§ Stated exercise
Please return nothing but the lines between the line holding "Output the LaTeX" and the line holding "(114,57) rectangle (613,501);", both ends included, without the pictures.

§ Provided material
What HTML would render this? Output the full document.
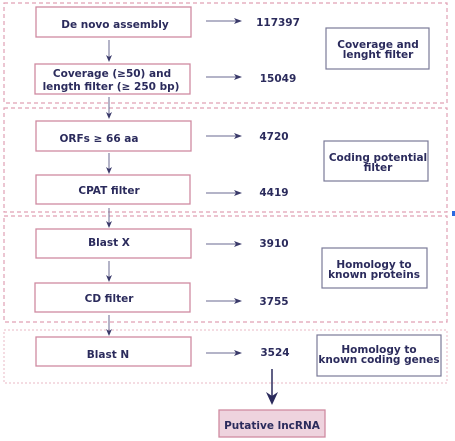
<!DOCTYPE html>
<html><head><style>
html,body{margin:0;padding:0;background:#fff;}
svg{display:block;}
text{font-family:"DejaVu Sans","Liberation Sans",sans-serif;font-weight:bold;fill:#2b2b5c;font-size:10.5px;}
</style></head><body>
<svg width="455" height="441" viewBox="0 0 455 441" xmlns="http://www.w3.org/2000/svg">
<defs>
<marker id="ah" markerWidth="8" markerHeight="6" refX="7" refY="3" orient="auto" markerUnits="userSpaceOnUse">
<path d="M0,0 L8,3 L0,6 L2,3 Z" fill="#3a3a6a"/></marker>
<marker id="av" markerWidth="7" markerHeight="6" refX="6" refY="3" orient="auto" markerUnits="userSpaceOnUse">
<path d="M0,0 L7,3 L0,6 L2,3 Z" fill="#3a3a6a"/></marker>
</defs>
<g fill="none" stroke="#e0a0b4" stroke-width="1.2" stroke-dasharray="4,3">
<rect x="4" y="3" width="443" height="100"/>
<rect x="4" y="108" width="443" height="104"/>
<rect x="4" y="216" width="443" height="106"/>
</g>
<rect x="4" y="330" width="443" height="53" fill="none" stroke="#e8b8c6" stroke-width="1" stroke-dasharray="2,2"/>
<g fill="#fff" stroke="#cf8aa0" stroke-width="1.3">
<rect x="36" y="7" width="155" height="30"/>
<rect x="35" y="64" width="155" height="30"/>
<rect x="36" y="121" width="155" height="30"/>
<rect x="36" y="175" width="154" height="29"/>
<rect x="36" y="229" width="155" height="29"/>
<rect x="35" y="283" width="155" height="29"/>
<rect x="36" y="337" width="155" height="29"/>
<rect x="219" y="410" width="106" height="27" fill="#eed3de"/>
</g>
<g fill="#fff" stroke="#7a7a98" stroke-width="1.2">
<rect x="326" y="28" width="103" height="41"/>
<rect x="324" y="141" width="104" height="40"/>
<rect x="322" y="248" width="105" height="40"/>
<rect x="317" y="335" width="124" height="41"/>
</g>
<g stroke="#6a6a90" stroke-width="1">
<line x1="206" y1="21" x2="241" y2="21" marker-end="url(#ah)"/>
<line x1="206" y1="77" x2="241" y2="77" marker-end="url(#ah)"/>
<line x1="206" y1="136" x2="241" y2="136" marker-end="url(#ah)"/>
<line x1="206" y1="193" x2="241" y2="193" marker-end="url(#ah)"/>
<line x1="206" y1="244" x2="241" y2="244" marker-end="url(#ah)"/>
<line x1="206" y1="301" x2="241" y2="301" marker-end="url(#ah)"/>
<line x1="206" y1="353" x2="241" y2="353" marker-end="url(#ah)"/>
<line x1="109" y1="40" x2="109" y2="61" marker-end="url(#av)"/>
<line x1="109" y1="97" x2="109" y2="118" marker-end="url(#av)"/>
<line x1="109" y1="153" x2="109" y2="173" marker-end="url(#av)"/>
<line x1="109" y1="208" x2="109" y2="227" marker-end="url(#av)"/>
<line x1="109" y1="261" x2="109" y2="281" marker-end="url(#av)"/>
<line x1="109" y1="315" x2="109" y2="335" marker-end="url(#av)"/>
</g>
<line x1="272" y1="369" x2="272" y2="398" stroke="#2b2b5c" stroke-width="1.5"/>
<path d="M266,392 L272,405 L278,392 L272,396 Z" fill="#2b2b5c"/>
<g text-anchor="middle">
<text x="115" y="28">De novo assembly</text>
<text x="112" y="77">Coverage (≥50) and</text>
<text x="111" y="90">length filter (≥ 250 bp)</text>
<text x="99" y="142">ORFs ≥ 66 aa</text>
<text x="109" y="194">CPAT filter</text>
<text x="109" y="246">Blast X</text>
<text x="109" y="302">CD filter</text>
<text x="108" y="358">Blast N</text>
<text x="272" y="429">Putative lncRNA</text>
<text x="278" y="26">117397</text>
<text x="278" y="82">15049</text>
<text x="274" y="140">4720</text>
<text x="274" y="196">4419</text>
<text x="274" y="247">3910</text>
<text x="274" y="305">3755</text>
<text x="275" y="356">3524</text>
<text x="378" y="48">Coverage and</text>
<text x="378" y="58">lenght filter</text>
<text x="378" y="161">Coding potential</text>
<text x="378" y="171">filter</text>
<text x="374" y="268">Homology to</text>
<text x="374" y="278">known proteins</text>
<text x="379" y="353">Homology to</text>
<text x="379" y="363">known coding genes</text>
</g>
<rect x="452" y="211" width="3" height="5" fill="#2a6ae0"/>
</svg>
</body></html>
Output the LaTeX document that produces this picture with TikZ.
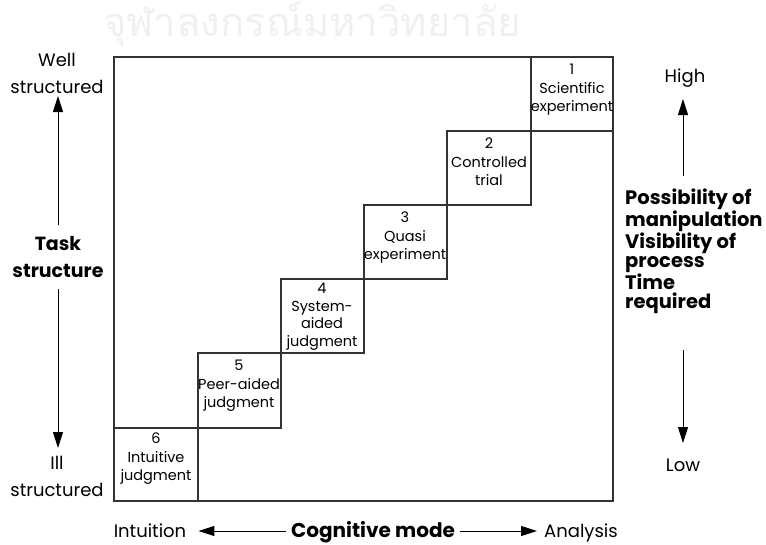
\documentclass[tikz,border=0pt]{standalone}
\usepackage{fontspec}
\setmainfont{Poppins}
\newfontfamily\thaifont[Script=Thai]{Loma}
\usetikzlibrary{arrows.meta}

\tikzset{
  frame/.style={draw=black!80, line width=1.2pt},
  cell/.style={draw=black!80, line width=1.1pt},
  celltext/.style={anchor=north, align=center, inner sep=0pt,
    font=\fontsize{14.5}{18.5}\selectfont},
  sidetext/.style={align=center, inner sep=0pt, font=\fontsize{18}{27}\selectfont},
  axisarrow/.style={draw=black, line width=1pt,
    -{Triangle[length=16pt,width=10pt]}},
  boldtext/.style={inner sep=0pt, font=\fontsize{19.5}{19.1}\selectfont\bfseries}
}

\begin{document}
\begin{tikzpicture}[x=1pt,y=-1pt]
\useasboundingbox (0,0) rectangle (766,544);

% faint letterhead text
\node[text=black!6, font=\thaifont\fontsize{40}{40}\selectfont] (wm) at (312,24) {จุฬาลงกรณ์มหาวิทยาลัย};

% outer frame
\draw[frame] (114,57) rectangle (613,501);

% staircase of six cells
\draw[cell] (531,57)  rectangle (613,131);
\draw[cell] (447,131) rectangle (531,205);
\draw[cell] (364,205) rectangle (447,279);
\draw[cell] (281,279) rectangle (364,353);
\draw[cell] (198,353) rectangle (281,428);
\draw[cell] (114,428) rectangle (198,501);

\node[celltext] (c1) at (572,64)  {1\\Scientific\\experiment};
\node[celltext] (c2) at (489,138) {2\\Controlled\\trial};
\node[celltext] (c3) at (405,212) {3\\Quasi\\experiment};
\node[celltext, font=\fontsize{14.5}{17.7}\selectfont] (c4) at (322,283) {4\\System-\\aided\\judgment};
\node[celltext] (c5) at (239,360) {5\\Peer-aided\\judgment};
\node[celltext] (c6) at (156,433) {6\\Intuitive\\judgment};

% left axis: task structure
\node[sidetext] (well) at (57,73) {Well\\structured};
\node[sidetext] (ill) at (57,476) {Ill\\structured};
\node[sidetext, font=\fontsize{19}{27}\selectfont\bfseries] (task) at (58,257) {Task\\structure};
\coordinate (tup) at (58,225);
\coordinate (tdn) at (58,289);
\coordinate (ttop) at (58,96);
\coordinate (tbot) at (58,448);
\draw[axisarrow] (tup) -- (ttop);
\draw[axisarrow] (tdn) -- (tbot);

% right axis
\node[sidetext] (high) at (685,78) {High};
\node[sidetext] (low) at (683,465) {Low};
\node[boldtext, align=left, anchor=north west] (props) at (625,189)
  {Possibility of\\manipulation\\Visibility of\\process\\Time\\required};
\coordinate (rup) at (683,176);
\coordinate (rdn) at (683,350);
\coordinate (rtop) at (683,99);
\coordinate (rbot) at (683,443);
\draw[axisarrow] (rup) -- (rtop);
\draw[axisarrow] (rdn) -- (rbot);

% bottom axis: cognitive mode
\node[sidetext, anchor=base] (intu) at (150,537) {Intuition};
\node[sidetext, anchor=base, font=\fontsize{20}{27}\selectfont\bfseries] (cog) at (373,537) {Cognitive mode};
\node[sidetext, anchor=base] (ana) at (581,537) {Analysis};
\coordinate (bl0) at ([xshift=-5pt]cog.west |- 0,531);
\coordinate (bl1) at ([xshift=12pt]intu.east |- 0,531);
\coordinate (br0) at ([xshift=5pt]cog.east |- 0,531);
\coordinate (br1) at ([xshift=-7pt]ana.west |- 0,531);
\draw[axisarrow] (bl0) -- (bl1);
\draw[axisarrow] (br0) -- (br1);
\end{tikzpicture}
\end{document}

§ Output of the task
Output the LaTeX document that produces this picture with TikZ.
\documentclass[tikz,border=0pt]{standalone}
\usepackage{fontspec}
\setmainfont{Poppins}
\newfontfamily\thaifont[Script=Thai]{Loma}
\usetikzlibrary{arrows.meta}

\tikzset{
  frame/.style={draw=black!80, line width=1.2pt},
  cell/.style={draw=black!80, line width=1.1pt},
  celltext/.style={anchor=north, align=center, inner sep=0pt,
    font=\fontsize{14.5}{18.5}\selectfont},
  sidetext/.style={align=center, inner sep=0pt, font=\fontsize{18}{27}\selectfont},
  axisarrow/.style={draw=black, line width=1pt,
    -{Triangle[length=16pt,width=10pt]}},
  boldtext/.style={inner sep=0pt, font=\fontsize{19.5}{19.1}\selectfont\bfseries}
}

\begin{document}
\begin{tikzpicture}[x=1pt,y=-1pt]
\useasboundingbox (0,0) rectangle (766,544);

% faint letterhead text
\node[text=black!6, font=\thaifont\fontsize{40}{40}\selectfont] (wm) at (312,24) {จุฬาลงกรณ์มหาวิทยาลัย};

% outer frame
\draw[frame] (114,57) rectangle (613,501);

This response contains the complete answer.